OPINION

The real multiplier

Your geopolitical significance is not a decoration to flaunt to other nations. Rather, it is a strong card that you flash depending on your interests and your calculations. If you make the right move, you win. If you don’t, well, it just happens that you lose.

It’s good to keep all the above in mind these days. Politicians, analysts and pundits do not tire of rehashing cliches about Greece’s supposedly exceptional strategic location. Similar statements can be heard in meetings with foreign diplomats.

The problem is that we seem to have strapped ourselves into a straitjacket that prevents every political leader from playing a serious geopolitical game. “Be careful: We don’t want a military jeep to crash and injure some of our soldiers,” a Greek minister cautioned his subordinates during a briefing on Greece’s participation in an international mission.

The fear of bad publicity and concern about the so-called political cost is enough to paralyze every Greek politician at the precise moment he needs to make use of the country’s position and capabilities. As a result, we tend to overestimate our leverage while international leaders remain relatively unimpressed. “The Greeks are not serious. They don’t play ball,” they say.

We have it all mixed up about how the international system works. We tend to believe that everyone owes us a favor and that we never have to do anything for anyone else. We have reached a point where when we refer to our geopolitical importance, we do so in the most devaluing manner. This is why we are saying: “Look at the mess we are in. Don’t let us fall apart.”

This is not what Greece used to be like. The late leader Eleftherios Venizelos would play his cards with gains and painful losses. However, he managed to save the country in the process.

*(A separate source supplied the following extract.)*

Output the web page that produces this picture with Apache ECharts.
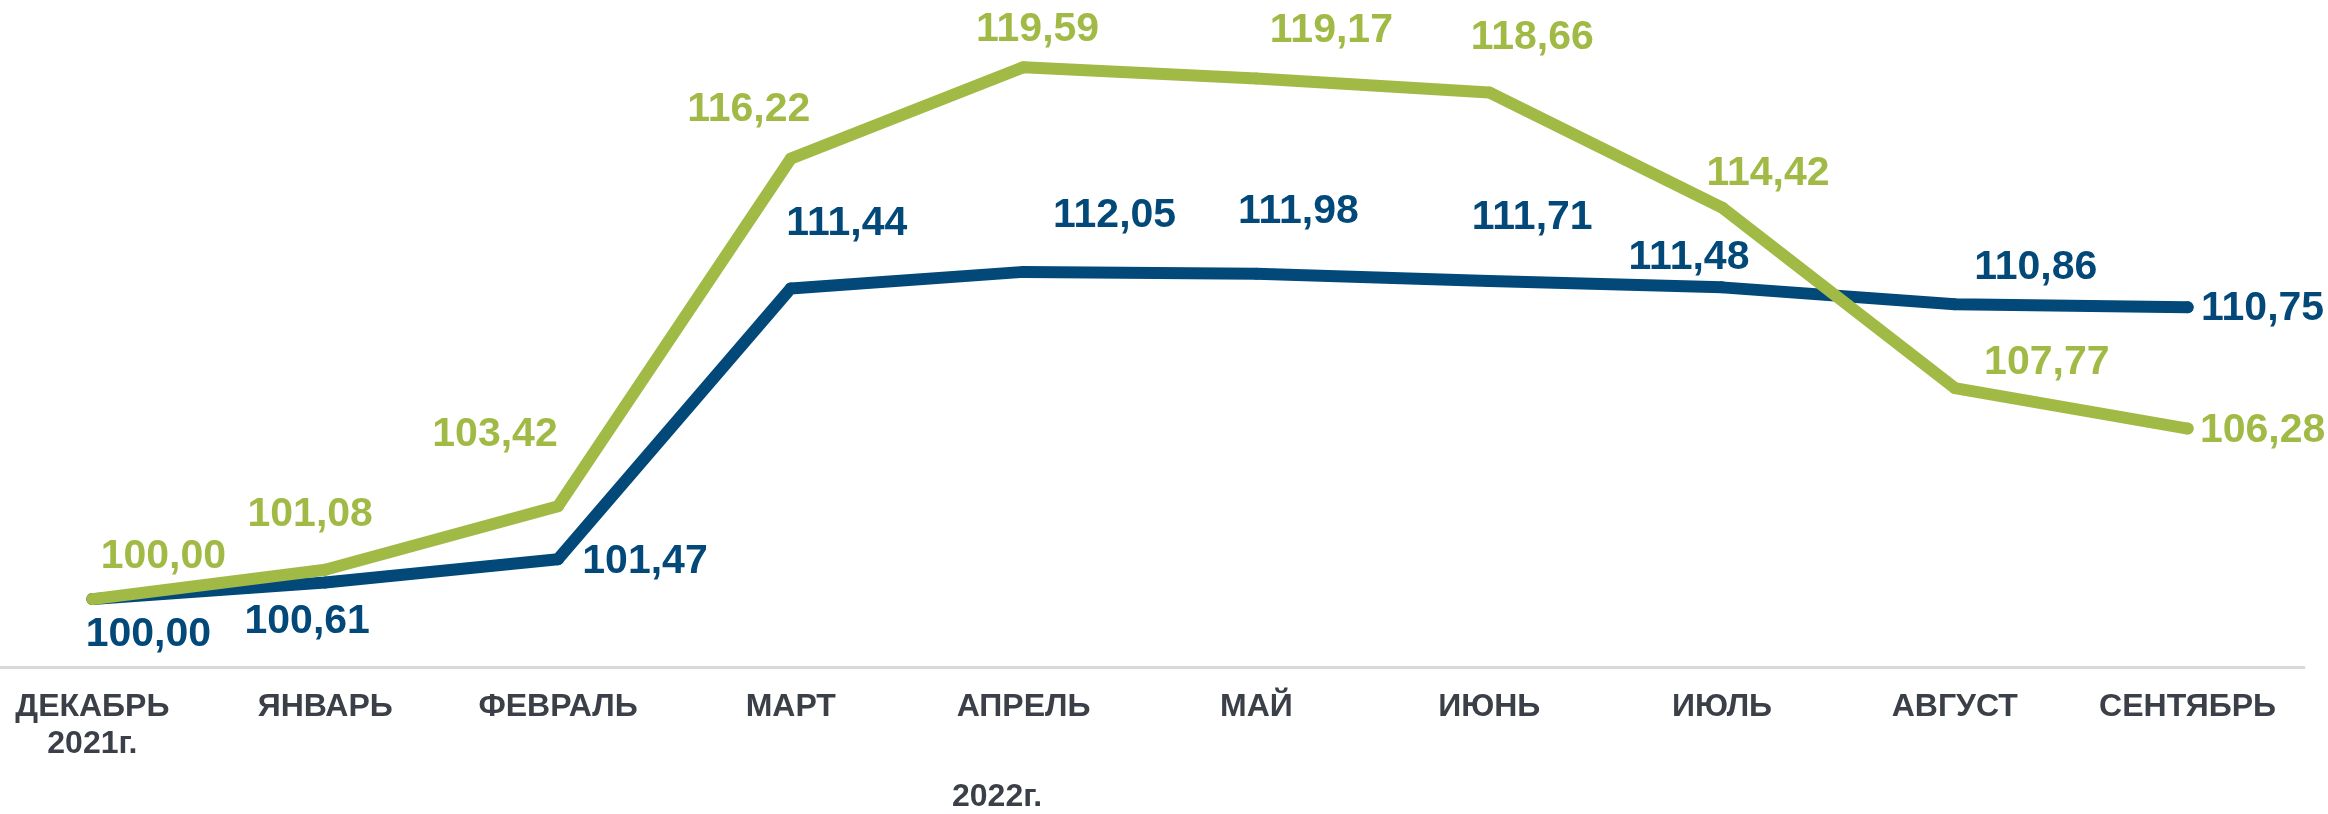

It is certain that when the expected intervention in Syria actually happens, we shall once again be subjected to the usual allegations about traitors, spies and other national villains that always make us feel so special.

I would really like to believe that Prime Minister Antonis Samaras, Foreign Minister Evangelos Venizelos and SYRIZA chief Alexis Tsipras have held a secret meeting during which they agreed to clash in public over the issue but to essentially follow a common national line.

Of course this is wishful thinking. It’s a pity, because when it comes to foreign policy issues there is no bigger multiplier that national understanding.